[WHAT IS BEING ASKED]
The lines from the top of the material through the line with "import pandas as pd" are to be set down exactly. Leave the pictures out.

[SOURCE EXCERPT]
◆ ◆ ◆ ◆

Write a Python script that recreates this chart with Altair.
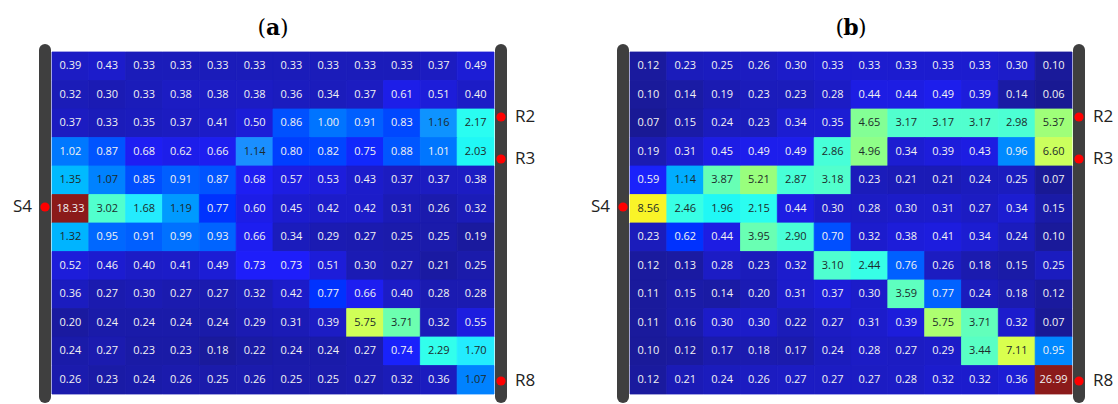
import altair as alt
import pandas as pd

# Cell values, one list per row (top to bottom), 12 columns each
PANEL_A_ROWS = [
    [0.39, 0.43, 0.33, 0.33, 0.33, 0.33, 0.33, 0.33, 0.33, 0.33, 0.37, 0.49],
    [0.32, 0.30, 0.33, 0.38, 0.38, 0.38, 0.36, 0.34, 0.37, 0.61, 0.51, 0.40],
    [0.37, 0.33, 0.35, 0.37, 0.41, 0.50, 0.86, 1.00, 0.91, 0.83, 1.16, 2.17],
    [1.02, 0.87, 0.68, 0.62, 0.66, 1.14, 0.80, 0.82, 0.75, 0.88, 1.01, 2.03],
    [1.35, 1.07, 0.85, 0.91, 0.87, 0.68, 0.57, 0.53, 0.43, 0.37, 0.37, 0.38],
    [18.33, 3.02, 1.68, 1.19, 0.77, 0.60, 0.45, 0.42, 0.42, 0.31, 0.26, 0.32],
    [1.32, 0.95, 0.91, 0.99, 0.93, 0.66, 0.34, 0.29, 0.27, 0.25, 0.25, 0.19],
    [0.52, 0.46, 0.40, 0.41, 0.49, 0.73, 0.73, 0.51, 0.30, 0.27, 0.21, 0.25],
    [0.36, 0.27, 0.30, 0.27, 0.27, 0.32, 0.42, 0.77, 0.66, 0.40, 0.28, 0.28],
    [0.20, 0.24, 0.24, 0.24, 0.24, 0.29, 0.31, 0.39, 5.75, 3.71, 0.32, 0.55],
    [0.24, 0.27, 0.23, 0.23, 0.18, 0.22, 0.24, 0.24, 0.27, 0.74, 2.29, 1.70],
    [0.26, 0.23, 0.24, 0.26, 0.25, 0.26, 0.25, 0.25, 0.27, 0.32, 0.36, 1.07],
]

PANEL_B_ROWS = [
    [0.12, 0.23, 0.25, 0.26, 0.30, 0.33, 0.33, 0.33, 0.33, 0.33, 0.30, 0.10],
    [0.10, 0.14, 0.19, 0.23, 0.23, 0.28, 0.44, 0.44, 0.49, 0.39, 0.14, 0.06],
    [0.07, 0.15, 0.24, 0.23, 0.34, 0.35, 4.65, 3.17, 3.17, 3.17, 2.98, 5.37],
    [0.19, 0.31, 0.45, 0.49, 0.49, 2.86, 4.96, 0.34, 0.39, 0.43, 0.96, 6.60],
    [0.59, 1.14, 3.87, 5.21, 2.87, 3.18, 0.23, 0.21, 0.21, 0.24, 0.25, 0.07],
    [8.56, 2.46, 1.96, 2.15, 0.44, 0.30, 0.28, 0.30, 0.31, 0.27, 0.34, 0.15],
    [0.23, 0.62, 0.44, 3.95, 2.90, 0.70, 0.32, 0.38, 0.41, 0.34, 0.24, 0.10],
    [0.12, 0.13, 0.28, 0.23, 0.32, 3.10, 2.44, 0.76, 0.26, 0.18, 0.15, 0.25],
    [0.11, 0.15, 0.14, 0.20, 0.31, 0.37, 0.30, 3.59, 0.77, 0.24, 0.18, 0.12],
    [0.11, 0.16, 0.30, 0.30, 0.22, 0.27, 0.31, 0.39, 5.75, 3.71, 0.32, 0.07],
    [0.10, 0.12, 0.17, 0.18, 0.17, 0.24, 0.28, 0.27, 0.29, 3.44, 7.11, 0.95],
    [0.12, 0.21, 0.24, 0.26, 0.27, 0.27, 0.27, 0.28, 0.32, 0.32, 0.36, 26.99],
]

PANEL_LETTERS = ["a", "b"]
SOURCE_LABEL = "S4"
RECEIVER_LABELS = ["R2", "R3", "R8"]

# jet-style colour ramp
JET = [
    "#14146e", "#181888", "#1a1a9c", "#1c1cc8", "#1e1efa", "#1e90ff",
    "#26eaff", "#30ffee", "#4effd2", "#6cffb0", "#98ff7e", "#c8ff60",
    "#f4ff30", "#ffe020", "#ffb020", "#ff8020", "#ff5020", "#f02020",
    "#c81a1a", "#a81a1a", "#8b1a1a",
]

W, H = 442, 342
ELECTRODE = "#3f3f3f"
SANS = "Open Sans"
SERIF = "DejaVu Serif"

one = pd.DataFrame({"k": [0]})


def heat_panel(rows, letter, exponent, right_pad):
    vmax = max(max(r) for r in rows)
    df = pd.DataFrame(
        [
            {"row": i, "col": j, "v": v, "label": f"{v:.2f}"}
            for i, r in enumerate(rows)
            for j, v in enumerate(r)
        ]
    )
    x = alt.X("col:O", axis=None, scale=alt.Scale(paddingInner=0, paddingOuter=0))
    y = alt.Y("row:O", axis=None, scale=alt.Scale(paddingInner=0, paddingOuter=0))
    ramp = alt.Scale(type="pow", exponent=exponent, domain=[0, vmax], range=JET)

    # white backdrop that also fixes the panel's outer extent
    back = alt.Chart(one).mark_rect(color="white").encode(
        x=alt.value(-52 if right_pad == 0 else 0),
        x2=alt.value(W + right_pad),
        y=alt.value(-52),
        y2=alt.value(H + 10),
    )

    # cells: outline in the fill colour so neighbouring cells meet without seams
    cells = alt.Chart(df).mark_rect(strokeWidth=0.8).encode(
        x=x,
        y=y,
        color=alt.Color("v:Q", scale=ramp, legend=None),
        stroke=alt.Stroke("v:Q", scale=ramp, legend=None),
    )

    values = alt.Chart(df).mark_text(font=SANS, fontSize=11).encode(
        x=x,
        y=y,
        text="label:N",
        color=alt.condition(
            f"datum.v >= 1.05 && datum.v < {0.6 * vmax}",
            alt.value("#1d2b2b"),
            alt.value("#f2f2f2"),
        ),
    )

    # electrode strips on both sides
    strips = [
        alt.Chart(one).mark_rule(strokeWidth=12, strokeCap="round", color=ELECTRODE).encode(
            x=alt.value(sx), y=alt.value(-2), y2=alt.value(H + 3)
        )
        for sx in (-7, W + 7)
    ]

    # source / receiver markers
    marks = []
    spots = [(SOURCE_LABEL, -7, 155, "right", -20)] + [
        (lab, W + 7, py, "left", W + 21)
        for lab, py in zip(RECEIVER_LABELS, (65, 107, 329))
    ]
    for lab, dx, py, align, tx in spots:
        marks.append(
            alt.Chart(one).mark_circle(size=85, color="#ff0000", opacity=1).encode(
                x=alt.value(dx), y=alt.value(py)
            )
        )
        marks.append(
            alt.Chart(one)
            .mark_text(font=SANS, fontSize=17, align=align, baseline="middle", color="#222222")
            .encode(x=alt.value(tx), y=alt.value(py), text=alt.value(lab))
        )

    # panel caption "(x)" with a bold letter
    cx = W / 2
    caption = [
        alt.Chart(one).mark_text(font=SERIF, fontSize=22, align="right", baseline="alphabetic", color="black")
        .encode(x=alt.value(cx - 7), y=alt.value(-17), text=alt.value("(")),
        alt.Chart(one).mark_text(font=SERIF, fontSize=22, fontWeight="bold", align="center", baseline="alphabetic", color="black")
        .encode(x=alt.value(cx), y=alt.value(-17), text=alt.value(letter)),
        alt.Chart(one).mark_text(font=SERIF, fontSize=22, align="left", baseline="alphabetic", color="black")
        .encode(x=alt.value(cx + 7), y=alt.value(-17), text=alt.value(")")),
    ]

    return alt.layer(back, cells, values, *strips, *marks, *caption).properties(width=W, height=H)


panel_a = heat_panel(PANEL_A_ROWS, PANEL_LETTERS[0], 0.5, 0)
panel_b = heat_panel(PANEL_B_ROWS, PANEL_LETTERS[1], 0.42, 1118 - 630 - W)

chart = (
    alt.hconcat(panel_a, panel_b, spacing=136, bounds="flush")
    .resolve_scale(color="independent", stroke="independent", x="independent", y="independent")
    .properties(padding=0, background="white")
    .configure_view(stroke=None)
)

chart.save("out.html", embed_options={"renderer": "svg", "actions": False})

◆ ◆ ◆ ◆

[PROBLEM SOLUTION]
Write a Python script that recreates this chart with Altair.
import altair as alt
import pandas as pd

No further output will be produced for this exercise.